Home financing ever possible? Probably not!

  • Erstellt am 2022-12-16 17:16:04

Zaba123

2023-03-12 13:26:26
  • #1
That is what repayment calculators are for. You can calculate the remaining principal exactly to the month without/with special repayment at the end of the fixed interest period or loan term.
 

Maschi33

2023-03-12 13:34:20
  • #2

You can assume so, at least that's how it was offered/calculated to us by a financing broker at the beginning of 2020. It was actually more about bridging parental leave somehow, but we still decided against it back then. Therefore, I assume that it was indeed standard to offer this to customers. There were also quite a few banks that would have agreed to it (>100% lending and 1 - 1.5% repayment).
 

Tolentino

2023-03-12 13:38:40
  • #3
You have to explain that please, I don’t understand it either right now. You say, ceteris paribus, that with higher interest rates the remaining debt is lower than with lower interest rates? I don’t believe that. But I’m probably misunderstanding something.

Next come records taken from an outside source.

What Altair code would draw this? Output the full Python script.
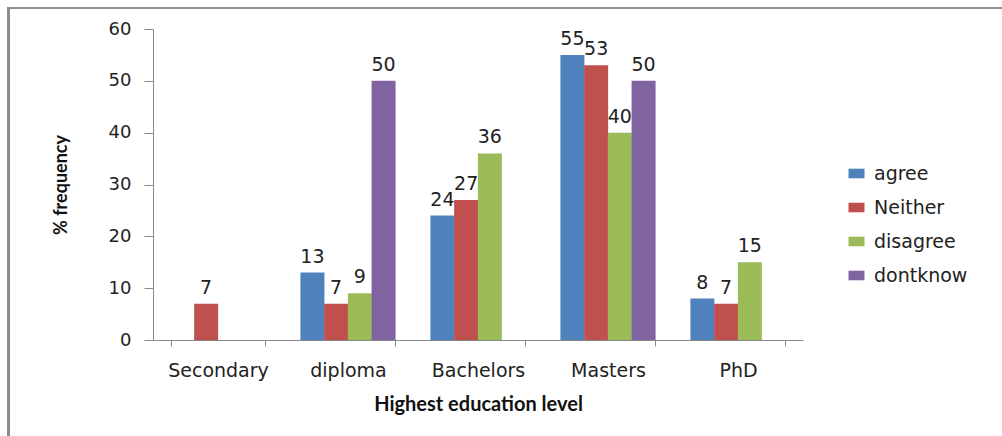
import altair as alt
import pandas as pd

categories = ["Secondary", "diploma", "Bachelors", "Masters", "PhD"]
series = ["agree", "Neither", "disagree", "dontknow"]
agree = [None, 13, 24, 55, 8]
neither = [7, 7, 27, 53, 7]
disagree = [None, 9, 36, 40, 15]
dontknow = [None, 50, None, 50, None]
colors = ["#4F81BD", "#C0504D", "#9BBB59", "#8064A2"]

rows = []
for s, vals in zip(series, [agree, neither, disagree, dontknow]):
    for c, v in zip(categories, vals):
        if v is not None:
            rows.append({"level": c, "resp": s, "value": v})
df = pd.DataFrame(rows)

W, H = 650, 311
LEFT, TOP = 153, 29

x = alt.X("level:N", sort=categories, title="Highest education level",
          scale=alt.Scale(domain=categories, paddingInner=0.27, paddingOuter=0.135),
          axis=alt.Axis(labelAngle=0, tickBand="extent", tickSize=6, labelPadding=15,
                        labelFont="DejaVu Sans", labelFontSize=19, labelColor="#222",
                        titleFont="Lato", titleFontWeight="bold", titleFontSize=20,
                        titleColor="#111", titlePadding=14,
                        domainColor="#8a8a8a", tickColor="#8a8a8a", grid=False))
xo = alt.XOffset("resp:N", sort=series, scale=alt.Scale(domain=series, paddingInner=0, paddingOuter=0))
y = alt.Y("value:Q", title="% frequency",
          scale=alt.Scale(domain=[0, 60], nice=False),
          axis=alt.Axis(values=[0, 10, 20, 30, 40, 50, 60], tickSize=9, labelPadding=13,
                        labelFont="DejaVu Sans", labelFontSize=18, labelColor="#222",
                        titleFont="Lato", titleFontWeight="bold", titleFontSize=18,
                        titleColor="#111", titlePadding=38,
                        domainColor="#8a8a8a", tickColor="#8a8a8a", grid=False))
color = alt.Color("resp:N", sort=series, title=None,
                  scale=alt.Scale(domain=series, range=colors),
                  legend=alt.Legend(orient="none", legendX=694, legendY=135,
                                    symbolType="M-1,-0.6H1V0.6H-1Z", symbolSize=256,
                                    symbolStrokeWidth=0, labelFont="DejaVu Sans",
                                    labelFontSize=19, labelColor="#222", labelOffset=8,
                                    rowPadding=14, padding=0))

bars = alt.Chart(df).mark_bar(size=24).encode(x=x, xOffset=xo, y=y, color=color)
labels = alt.Chart(df).mark_text(baseline="bottom", dy=-6, font="DejaVu Sans",
                                 fontSize=19, color="#222").encode(
    x=x, xOffset=xo, y=y, text=alt.Text("value:Q"))

border_v = alt.Chart(df).mark_rule(color="#8c8c8c", strokeWidth=2.5).encode(
    x=alt.value(8.5 - LEFT), y=alt.value(7 - TOP), y2=alt.value(460 - TOP))
border_h = alt.Chart(df).mark_rule(color="#8c8c8c", strokeWidth=2).encode(
    x=alt.value(7 - LEFT), x2=alt.value(1010 - LEFT), y=alt.value(8 - TOP))

chart = alt.layer(bars, labels, border_v, border_h).properties(
    width=W, height=H,
    autosize=alt.AutoSizeParams(type="none"),
    padding={"left": LEFT, "top": TOP, "right": 1002 - LEFT - W, "bottom": 436 - TOP - H},
    background="white",
).configure_view(stroke=None)

chart.save("out.html", embed_options={"renderer": "svg", "actions": False})
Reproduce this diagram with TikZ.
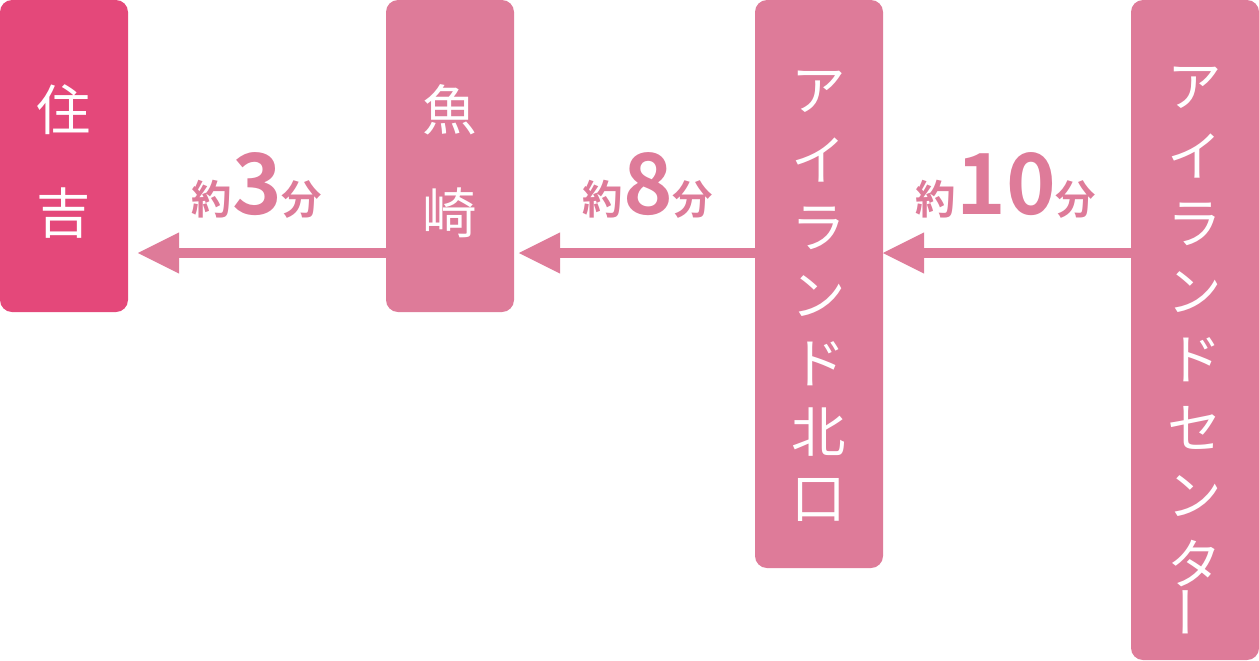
\documentclass[tikz,border=0pt]{standalone}
\usepackage{fontspec}
\setmainfont{Noto Sans CJK JP}[BoldFont=* Bold]
\usepackage{tikz}
\usetikzlibrary{arrows.meta, positioning, calc}
\definecolor{deeppink}{HTML}{E4487A}
\definecolor{softpink}{HTML}{DE7B99}

\begin{document}
\begin{tikzpicture}[x=0.02cm, y=-0.02cm,
    stopbox/.style={draw=none, rounded corners=12*0.02cm, fill=softpink},
    glyph/.style={text=white, font=\fontsize{31}{31}\selectfont, inner sep=0},
    arrow/.style={line width=10*0.02cm, draw=softpink, -{Triangle[length=42*0.02cm, width=38*0.02cm]}},
    minutes/.style={text=softpink, inner sep=0, font=\bfseries\fontsize{23}{23}\selectfont}
]
    \useasboundingbox (0,0) rectangle (1259,660);
    % Stations
    \fill[stopbox, fill=deeppink] (0,0) rectangle (128,312);
    \fill[stopbox] (386,0) rectangle (514,312);
    \fill[stopbox] (755,0) rectangle (883,568);
    \fill[stopbox] (1131,0) rectangle (1259,660);
    \node[glyph] (sumi) at (64,110) {住};
    \node[glyph] (yoshi) at (64,213) {吉};
    \node[glyph] (uo) at (450,110) {魚};
    \node[glyph] (zaki) at (450,213) {崎};
    \foreach \c [count=\i] in {ア,イ,ラ,ン,ド,北,口}
        \node[glyph] (kita\i) at (819,{24+\i*68}) {\c};
    \foreach \c [count=\i] in {ア,イ,ラ,ン,ド,セ,ン,タ}
        \node[glyph] (cen\i) at (1195,{20+\i*68}) {\c};
    \node[glyph] (cen9) at (1195,612) {\rotatebox{90}{ー}};
    % Connectors
    \coordinate (sumiR) at (128,253);
    \coordinate (uoL) at (386,253);
    \coordinate (uoR) at (514,253);
    \coordinate (kitaL) at (755,253);
    \coordinate (kitaR) at (883,253);
    \coordinate (cenL) at (1131,253);
    \draw[arrow, shorten >=9*0.02cm] (uoL) -- (sumiR);
    \draw[arrow, shorten >=4*0.02cm] (kitaL) -- (uoR);
    \draw[arrow, shorten >=-1*0.02cm] (cenL) -- (kitaR);
    % Travel times
    \node[minutes] (t1) at (257,185) {約\fontsize{48}{48}\selectfont 3\fontsize{23}{23}\selectfont 分};
    \node[minutes] (t2) at (648,185) {約\fontsize{48}{48}\selectfont 8\fontsize{23}{23}\selectfont 分};
    \node[minutes] (t3) at (1006,185) {約\fontsize{48}{48}\selectfont 10\fontsize{23}{23}\selectfont 分};
\end{tikzpicture}
\end{document}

Then I must be earning worse than I thought, because back then (also early 2020) various financiers and banks told me that below 2% repayment you could forget it; at that time I understood it as generally valid, so not just referring to myself.
 

Tolentino

2023-03-12 13:43:34
  • #4
Yes, I understand, but my point was whether 1% repayment was possible while interest rates were sometimes below 1%. In my experience, no, although some people are now saying yes here. I also believe that people who have nevertheless reached their limits with the annuity can run into problems in 7-8 years.
 

Dogma

2023-03-12 13:46:12
  • #5
We set our repayment so high back then (2014) that even if the interest rate for the follow-up financing is 8%, we will have finished by retirement.

Now, in 2022, we have taken out a forward loan (about 4 years) at the same interest rate as in 2014. The rate remains the same and we will be finished several years earlier.
You can already plan your loan in advance so that you comfortably get through the repayment period.
 

WilderSueden

2023-03-12 14:13:08
  • #6
It is the annuity effect. At 5% interest, every euro repaid saves you 5%, so the repayment portion of the installment increases much faster than at 1%. Although that's comparing apples and oranges, because a 2% repayment at 1% interest (=3% annuity) costs less than half the installment of a 2% repayment at 5% interest (7% annuity). That's why honestly I also can't understand why people always talk about interest and repayment instead of installment and term. €1500 for 25 years is much more intuitive than 1.2% interest with 3.4% initial repayment. If you assume the same installment, lower interest rates are of course always better.